32. Directors' Responsibility Statement:
Your directors, to the best of their knowledge and belief and according to the
information and explanations obtained by them and as prescribed under Section 134(5) of
the Companies Act, 2013 state that: a. in the preparation of the annual accounts, the
applicable accounting standards have been followed along with proper explanation relating
to material departures, if any; b. the directors have selected such accounting policies
and applied them consistently and made judgments and estimates that are reasonable and
prudent so as to give a true and fair view of the state of affairs of the company at the
end of the financial year and of the profit and loss of the company for that period; c.
the directors have taken proper and sufficient care for the maintenance of adequate
accounting records in provisions of this Act for safeguarding the assets of the company
and for preventing and detecting fraud and other irregularities; d. the directors have
prepared the annual accounts on a going concern basis; and e. the directors have laid down
internal financial controls to be followed by the Company and that such internal financial
controls are adequate and were operating effectively. f. the directors have devised proper
systems to ensure compliance with the provisions of all applicable laws and such systems
were adequate and operating effectively.
33. Compliances of applicable Secretarial Standards:
The Company has devised proper systems to ensure compliance with the provisions of all
applicable Secretarial Standards issued by the
Institute of Company Secretaries of India and such systems are adequate and operating
effectively. During the year under review, the
Company was in compliance with the Secretarial Standards (SS) i.e., SS-1 and SS- 2,
relating to "Meetings of the Board of Directors" and "General
Meetings", respectively.
34. Management Discussion and Analysis Report
The Management Discussion and Analysis Report as required under Schedule V of the SEBI
(Listing Obligation and Disclosure Requirements) Regulation, 2015 forms part of this
report and is attached as Annexure VI.
35. Insider Trading
The Board of Directors has adopted the Inside Trading Policy in accordance with the
requirement of the Securities & Exchange Board of India (Prohibition of Insider
Trading) Regulations, 2015. The Inside Trading Policy of the company lays down guidelines
and procedure to be followed, and disclosure to be made while dealing with shares of the
company as well as consequences of violation. The policy has been formulated to regulate,
monitor and ensure reporting of deals by employees and to maintain the highest ethical
standards of dealing in the company's shares. The Company had in place a Code of Conduct
for Prevention of Insider Trading and Corporate Disclosure Practices, in accordance with
the SEBI (Prohibition of Insider Trading) Regulations, 2015.

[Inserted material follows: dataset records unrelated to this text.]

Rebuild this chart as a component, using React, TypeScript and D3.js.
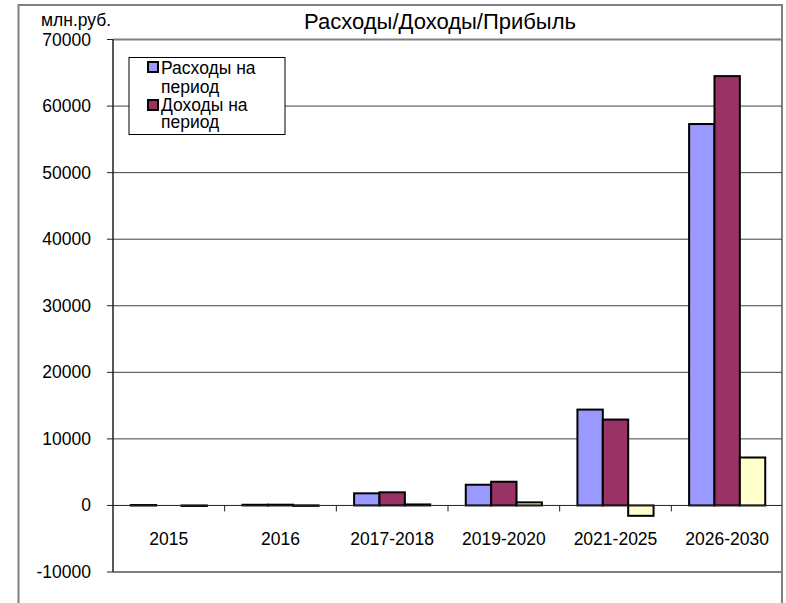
import React from "react";
import * as d3 from "d3";

const categories = ["2015", "2016", "2017-2018", "2019-2020", "2021-2025", "2026-2030"];
const seriesNames = ["Расходы на период", "Доходы на период", "Прибыль"];
const expenses = [60, 100, 1820, 3110, 14400, 57300];
const income = [0, 110, 1970, 3560, 12900, 64500];
const profit = [-60, 10, 150, 460, -1560, 7200];
const yTicks = [-10000, 0, 10000, 20000, 30000, 40000, 50000, 60000, 70000];
const colors = ["#9999FF", "#993366", "#FFFFCC"];

const W = 786;
const H = 603;
const FONT = "Arial, 'Liberation Sans', sans-serif";

export default function App() {
  const series = [expenses, income, profit];
  const x = d3.scaleBand<string>().domain(categories).range([113, 783]).padding(0);
  const inner = d3
    .scaleBand<number>()
    .domain([0, 1, 2])
    .range([0, x.bandwidth()])
    .paddingInner(0)
    .paddingOuter(0.7);
  const y = d3.scaleLinear().domain([-10000, 70000]).range([572, 39.5]);
  const plotL = 113;
  const plotR = 782;

  return (
    <div style={{ position: "absolute", left: 0, top: 0 }}>
      <svg width={W} height={H} style={{ display: "block", fontFamily: FONT }}>
        <rect x={0} y={0} width={W} height={H} fill="#fff" />
        {/* outer frame */}
        <path d={`M18.5,${H} V5 H782 V${H}`} fill="none" stroke="#808080" strokeWidth={2} />
        {/* title */}
        <text x={440} y={29} fontSize={22} textAnchor="middle" fill="#000">
          Расходы/Доходы/Прибыль
        </text>
        <text x={41} y={26} fontSize={17.5} fill="#000">
          млн.руб.
        </text>
        {/* gridlines */}
        {yTicks
          .filter((t) => t > -10000 && t < 70000 && t !== 0)
          .map((t) => (
            <line key={t} x1={plotL} x2={plotR} y1={y(t)} y2={y(t)} stroke="#404040" strokeWidth={1} />
          ))}
        {/* plot border top / bottom */}
        <line x1={plotL} x2={plotR} y1={y(70000)} y2={y(70000)} stroke="#808080" strokeWidth={2} />
        <line x1={plotL} x2={plotR} y1={y(-10000)} y2={y(-10000)} stroke="#808080" strokeWidth={2} />
        {/* bars */}
        {categories.map((c, ci) => (
          <g key={c} transform={`translate(${x(c)},0)`}>
            {series.map((s, si) => {
              const v = s[ci];
              if (v === 0) return null;
              const y0 = y(Math.max(0, v));
              const y1 = y(Math.min(0, v));
              return (
                <rect
                  key={si}
                  x={inner(si)}
                  y={y0}
                  width={inner.bandwidth()}
                  height={Math.max(0.5, y1 - y0)}
                  fill={colors[si]}
                  stroke="#000"
                  strokeWidth={2}
                />
              );
            })}
          </g>
        ))}
        {/* zero axis */}
        <line x1={plotL} x2={plotR} y1={y(0)} y2={y(0)} stroke="#202020" strokeWidth={1} />
        {categories.slice(1).map((c) => (
          <line key={c} x1={x(c)} x2={x(c)} y1={y(0)} y2={y(0) + 6} stroke="#202020" strokeWidth={1} />
        ))}
        {/* y axis */}
        <line x1={plotL} x2={plotL} y1={y(70000)} y2={y(-10000)} stroke="#202020" strokeWidth={1.5} />
        {yTicks.map((t) => (
          <g key={t}>
            <line x1={plotL - 6} x2={plotL} y1={y(t)} y2={y(t)} stroke="#202020" strokeWidth={1} />
            <text x={91} y={y(t) + 6} fontSize={17.5} textAnchor="end" fill="#000">
              {t}
            </text>
          </g>
        ))}
        {/* x labels */}
        {categories.map((c) => (
          <text key={c} x={(x(c) as number) + x.bandwidth() / 2} y={545} fontSize={17.5} textAnchor="middle" fill="#000">
            {c}
          </text>
        ))}
        {/* legend */}
        <rect x={129} y={57.5} width={156} height={77} fill="#fff" stroke="#000" strokeWidth={1} />
        <rect x={148} y={62} width={10} height={10} fill={colors[0]} stroke="#000" strokeWidth={2} />
        <text x={161} y={74} fontSize={17.5} fill="#000">Расходы на</text>
        <text x={161} y={93} fontSize={17.5} fill="#000">период</text>
        <rect x={148} y={100} width={10} height={10} fill={colors[1]} stroke="#000" strokeWidth={2} />
        <text x={161} y={111} fontSize={17.5} fill="#000">Доходы на</text>
        <text x={161} y={128} fontSize={17.5} fill="#000">период</text>
      </svg>
    </div>
  );
}
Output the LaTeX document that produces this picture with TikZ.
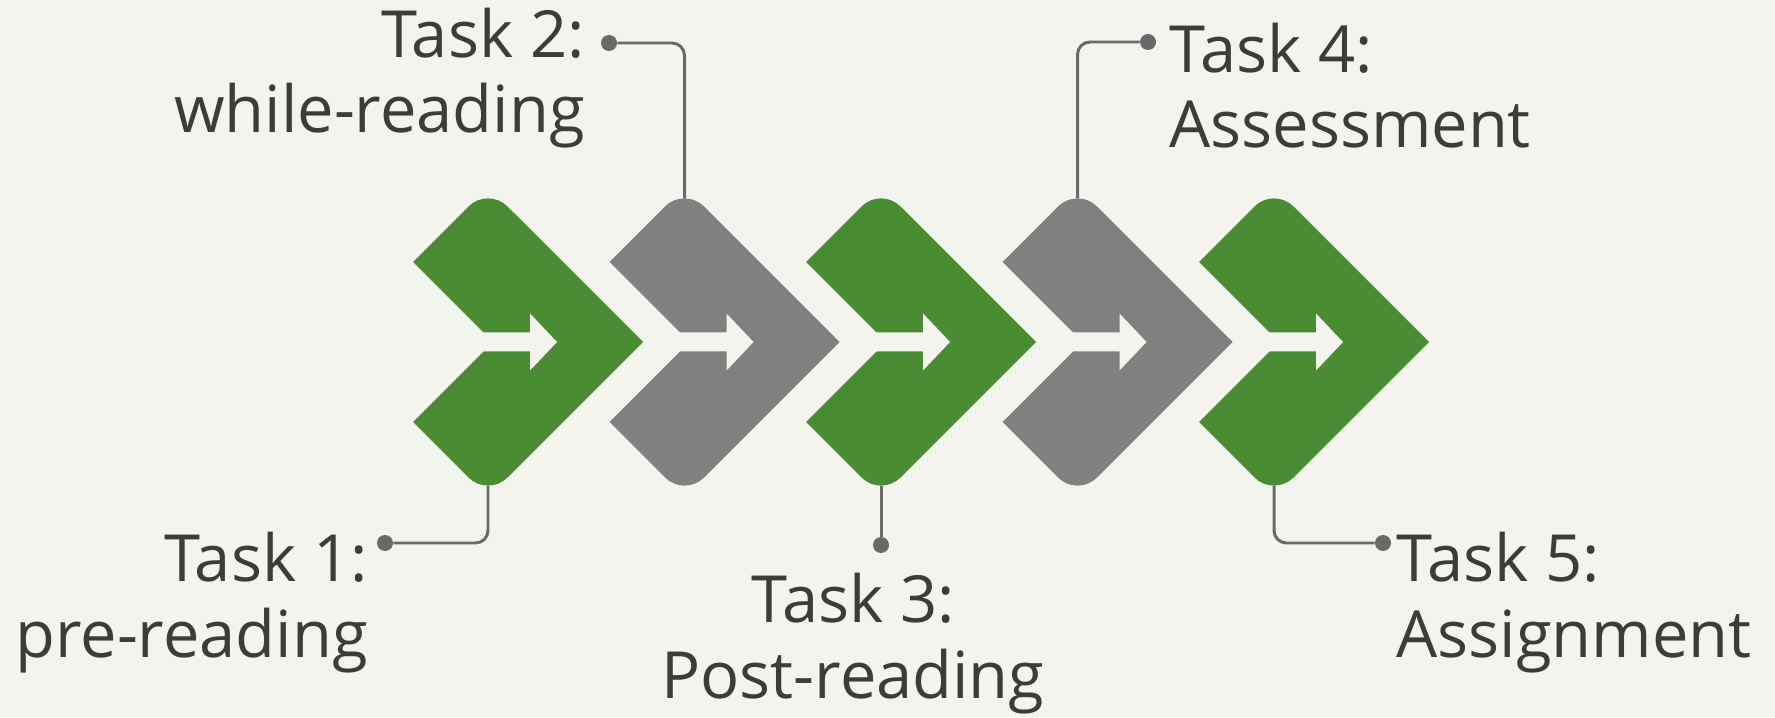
\documentclass[tikz,border=0pt]{standalone}
\usepackage{fontspec}
\setmainfont{Open Sans}
\usepackage{xcolor}
\usepackage{tikz}
\usetikzlibrary{positioning,calc}
\definecolor{taskgreen}{RGB}{74,140,51}
\definecolor{taskgray}{RGB}{128,128,128}
\definecolor{paper}{RGB}{244,244,239}
\definecolor{linegray}{RGB}{105,105,105}
\definecolor{labeltext}{RGB}{60,60,60}

\begin{document}
\begin{tikzpicture}[
    chevron/.pic={
        \fill[pic actions] (-1.5,1.6) -- (-0.389,2.711) arc[start angle=135, end angle=45, radius=0.55]
            -- (3.1,0) -- (0.389,-2.711) arc[start angle=-45, end angle=-135, radius=0.55]
            -- (-1.5,-1.6) -- (0.1,0) -- cycle;
        \fill[paper] (-0.3,0.19) -- (0.84,0.19) -- (0.84,0.57) -- (1.38,0) -- (0.84,-0.57)
            -- (0.84,-0.19) -- (-0.3,-0.19) -- cycle;
        \coordinate (-top) at (0,2.872);
        \coordinate (-bot) at (0,-2.872);
    },
    dot/.style={circle, fill=linegray, inner sep=0pt, minimum size=0.32cm},
    conn/.style={linegray, line width=1.7pt, rounded corners=0.25cm},
    tasklabel/.style={font=\fontsize{37}{43}\selectfont, text=labeltext, inner sep=0pt}
]

% Background
\fill[paper] (0,0) rectangle (35.5,14.34);
\useasboundingbox (0,0) rectangle (35.5,14.34);

% Chevrons
\pic[fill=taskgreen] (ch1) at (9.76,7.5) {chevron};
\pic[fill=taskgray] (ch2) at (13.69,7.5) {chevron};
\pic[fill=taskgreen] (ch3) at (17.62,7.5) {chevron};
\pic[fill=taskgray] (ch4) at (21.55,7.5) {chevron};
\pic[fill=taskgreen] (ch5) at (25.48,7.5) {chevron};

% Dots
\node[dot] (d1) at (7.7,3.48) {};
\node[dot] (d2) at (12.18,13.48) {};
\node[dot] (d3) at (17.62,3.44) {};
\node[dot] (d4) at (22.96,13.5) {};
\node[dot] (d5) at (27.66,3.48) {};

% Connectors
\draw[conn] (ch1-bot) |- (d1);
\draw[conn] (ch2-top) |- (d2);
\draw[conn] (ch3-bot) -- (d3);
\draw[conn] (ch4-top) |- (d4);
\draw[conn] (ch5-bot) |- (d5);

% Labels (base = last line)
\node[tasklabel, align=right, anchor=base east] (t1) at (7.36,1.2) {Task 1:\\pre-reading};
\node[tasklabel, align=right, anchor=base east] (t2) at (11.7,11.68) {Task 2:\\while-reading};
\node[tasklabel, align=center, anchor=base] (t3) at (17.06,0.38) {Task 3:\\Post-reading};
\node[tasklabel, align=left, anchor=base west] (t4) at (23.38,11.38) {Task 4:\\Assessment};
\node[tasklabel, align=left, anchor=base west] (t5) at (27.92,1.2) {Task 5:\\Assignment};

\end{tikzpicture}
\end{document}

Accordingly, the Board approved and adopted: a) Code of Practices and Procedures for
Fair Disclosure of Unpublished Price Sensitive Information; and b) Code for Fair
Disclosures and Conduct
The codes referred above is placed on the Company's website http://www.gmpolyplast.com/
36. Material changes during the financial year
There are no material changes during the financial year.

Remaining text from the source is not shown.